Crónicas

As cassetes e a felicidade

Não sei se ainda se vende ou se é uma peça de museu como as minhas cassetes, mas antes havia na Casa Catanho, no Bazar do Povo e nas drogarias de Lisboa

O sol entra sala adentro, é um intervalo neste dia de chuva, mais um sábado de recolher obrigatório e histórias sobre a pandemia. A televisão está ligada nas notícias e o assunto do momento é o mesmo há quase um ano: o vírus.

Vim à casa do Laranjal cuidar das 12 galinhas e do cão, o legado vivo do meu pai, mas sempre que aqui venho dou por mim a remexer no que sobrou do tempo em que aqui vivi. Já encontrei cartas que ficaram por enviar 25 anos, fotografias que não me lembrava de ter tirado e, claro, dei com as cassetes bem arrumadas na estante onde guardei livros, papéis e diários escritos só até meio.

E lá estava a coletânea do Jorge Palma, numa cassete onde ouvi vezes sem conta a história de Amélia, que descia do comboio em Santa Apolónia, com a cabeça virada e o caderno dos desabafos todo ensopado por causa do frasco de Bien Être mal vedado. A cantiga dizia que se dirigia para o lado errado da noite depois de um encontro com Toni. E eu achava graça por causa do caderno dos desabafos e do perfume, um clássico da minha geração.

Não sei se ainda se vende ou se é uma peça de museu como as minhas cassetes, mas antes havia na Casa Catanho, no Bazar do Povo e nas drogarias de Lisboa. Era barato, todas o usámos, algures, na adolescência, quando queríamos cheirar bem e não havia dinheiro. Lembro-me de mendigar os restos dos frascos de perfume à minha prima Ana. Ela usava Yves Saint-Laurent, um aroma pesado com que me borrifei no primeiro dia em saí à noite.

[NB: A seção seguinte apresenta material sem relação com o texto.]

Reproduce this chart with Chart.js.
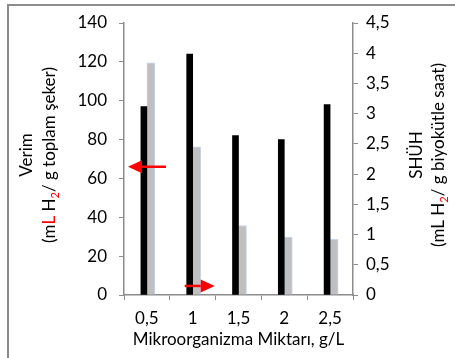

Usei perfume e batôm e pareceu-me a melhor maneira de dizer que era grande, quase uma mulher, mas isso foi antes de descobrir o Jorge Palma e de ouvir cassetes num Walkman - um Sony ou um Sanyo- nas viagens de comboio e no regresso a casa para as férias. Esse foi o tempo em que fui parte dos magotes de gente que entravam e saíam do metro, mais uma na multidão, num anonimato libertador. Também eu tinha um caderno onde tentava escrever e contar histórias, mas o melhor era correr as livrarias e acabar a tarde no cinema para debater o filme no dia seguinte, no bar da faculdade.

E a cada vez que me embrenho nos papéis velhos dou comigo 30 anos mais nova, naquela idade em que tive só futuro, dava a ideia de ter pela frente um infinito de oportunidades. Ainda não havia mágoas, nem passara ainda pela perda de mãe e pai, nem por essa travessia da doença, do cancro que me bateu à porta quando tinha 23 anos. As cassetes são desse período glorioso, sem traumas e sem dor, sem rugas, dessa coisa maravilhosa que é ser jovem.